Source excerpt
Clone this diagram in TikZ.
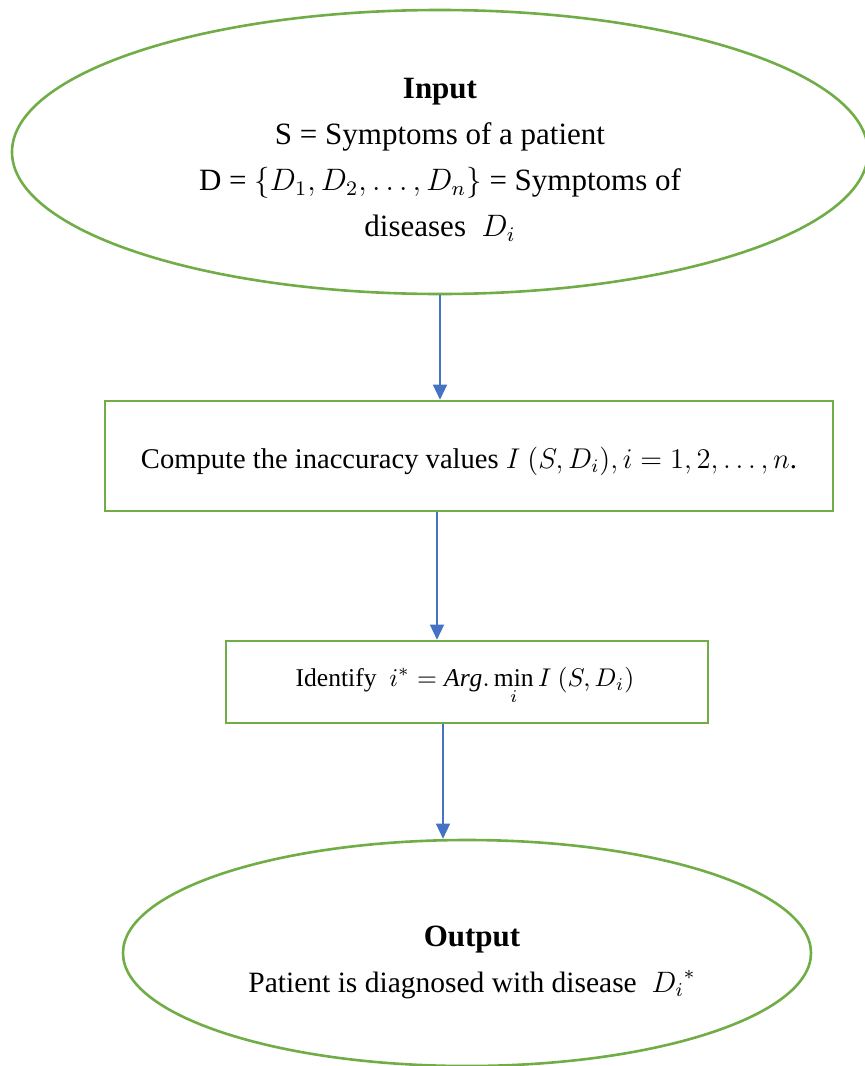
\documentclass[tikz,border=0pt]{standalone}
\usepackage{fontspec}
\setmainfont{Liberation Serif}
\usetikzlibrary{shapes.geometric,arrows.meta}
\definecolor{boxgreen}{HTML}{70AD47}
\definecolor{arrowblue}{HTML}{4472C4}
\tikzset{
  greenline/.style={draw=boxgreen,line width=2.6pt},
  startend/.style={greenline,ellipse,inner sep=0pt},
  procbox/.style={greenline,rectangle,inner sep=0pt},
  plaintext/.style={inner sep=0pt,align=center,transform shape},
  flowarrow/.style={draw=arrowblue,line width=1.3pt,-{Triangle[width=14pt,length=15pt]}}
}
\begin{document}
\begin{tikzpicture}[x=1pt,y=-1pt]
\useasboundingbox (0,0) rectangle (865,1066);
\node[startend,minimum width=856pt,minimum height=284pt] (inp) at (440,152) {};
\node[procbox,minimum width=728pt,minimum height=110pt] (comp) at (469,456) {};
\node[procbox,minimum width=482pt,minimum height=82pt] (ident) at (467,682) {};
\node[startend,minimum width=688pt,minimum height=226pt] (outp) at (467,953) {};
\begin{scope}[shift={(440,160)},scale=2.583]
\node[plaintext,font=\fontsize{12}{17.8}\selectfont] (inptext) at (0,0)
  {\textbf{Input}\\
   S = Symptoms of a patient\\
   D = $\{D_1, D_2, \dots, D_n\}$ = Symptoms of\\
   diseases\ \ $D_i$};
\end{scope}
\begin{scope}[shift={(469,461)},scale=2.38]
\node[plaintext,font=\fontsize{12}{14}\selectfont] (comptext) at (0,0)
  {Compute the inaccuracy values $I\ (S, D_i), i = 1, 2, \dots, n$.};
\end{scope}
\begin{scope}[shift={(465,686)},scale=2.56]
\node[plaintext,font=\fontsize{10}{12}\selectfont] (identtext) at (0,0)
  {Identify\ \ $i^* = \mathit{Arg}.\mathop{\mathrm{min}}\limits_i I\ (S, D_i)$};
\end{scope}
\begin{scope}[shift={(472,962)},scale=2.458]
\node[plaintext,font=\fontsize{12}{18.7}\selectfont] (outptext) at (0,0)
  {{\fontsize{12.6}{18.7}\selectfont\textbf{Output}}\\
   Patient is diagnosed with disease\ \ ${D_i}^*$};
\end{scope}
\draw[flowarrow] (inp.south) -- (inp.south |- comp.north);
\draw[flowarrow] ([xshift=-3pt]inp.south |- comp.south) -- ([xshift=-3pt]inp.south |- ident.north);
\draw[flowarrow] ([xshift=3pt]inp.south |- ident.south) -- ([xshift=3pt]inp.south |- outp.north);
\end{tikzpicture}
\end{document}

Work to be completed
Reproduce the material above in full, exactly, with no images.

Exercise response
Clone this diagram in TikZ.
\documentclass[tikz,border=0pt]{standalone}
\usepackage{fontspec}
\setmainfont{Liberation Serif}
\usetikzlibrary{shapes.geometric,arrows.meta}
\definecolor{boxgreen}{HTML}{70AD47}
\definecolor{arrowblue}{HTML}{4472C4}
\tikzset{
  greenline/.style={draw=boxgreen,line width=2.6pt},
  startend/.style={greenline,ellipse,inner sep=0pt},
  procbox/.style={greenline,rectangle,inner sep=0pt},
  plaintext/.style={inner sep=0pt,align=center,transform shape},
  flowarrow/.style={draw=arrowblue,line width=1.3pt,-{Triangle[width=14pt,length=15pt]}}
}
\begin{document}
\begin{tikzpicture}[x=1pt,y=-1pt]
\useasboundingbox (0,0) rectangle (865,1066);
\node[startend,minimum width=856pt,minimum height=284pt] (inp) at (440,152) {};
\node[procbox,minimum width=728pt,minimum height=110pt] (comp) at (469,456) {};
\node[procbox,minimum width=482pt,minimum height=82pt] (ident) at (467,682) {};
\node[startend,minimum width=688pt,minimum height=226pt] (outp) at (467,953) {};
\begin{scope}[shift={(440,160)},scale=2.583]
\node[plaintext,font=\fontsize{12}{17.8}\selectfont] (inptext) at (0,0)
  {\textbf{Input}\\
   S = Symptoms of a patient\\
   D = $\{D_1, D_2, \dots, D_n\}$ = Symptoms of\\
   diseases\ \ $D_i$};
\end{scope}
\begin{scope}[shift={(469,461)},scale=2.38]
\node[plaintext,font=\fontsize{12}{14}\selectfont] (comptext) at (0,0)
  {Compute the inaccuracy values $I\ (S, D_i), i = 1, 2, \dots, n$.};
\end{scope}
\begin{scope}[shift={(465,686)},scale=2.56]
\node[plaintext,font=\fontsize{10}{12}\selectfont] (identtext) at (0,0)
  {Identify\ \ $i^* = \mathit{Arg}.\mathop{\mathrm{min}}\limits_i I\ (S, D_i)$};
\end{scope}
\begin{scope}[shift={(472,962)},scale=2.458]
\node[plaintext,font=\fontsize{12}{18.7}\selectfont] (outptext) at (0,0)
  {{\fontsize{12.6}{18.7}\selectfont\textbf{Output}}\\
   Patient is diagnosed with disease\ \ ${D_i}^*$};
\end{scope}
\draw[flowarrow] (inp.south) -- (inp.south |- comp.north);
\draw[flowarrow] ([xshift=-3pt]inp.south |- comp.south) -- ([xshift=-3pt]inp.south |- ident.north);
\draw[flowarrow] ([xshift=3pt]inp.south |- ident.south) -- ([xshift=3pt]inp.south |- outp.north);
\end{tikzpicture}
\end{document}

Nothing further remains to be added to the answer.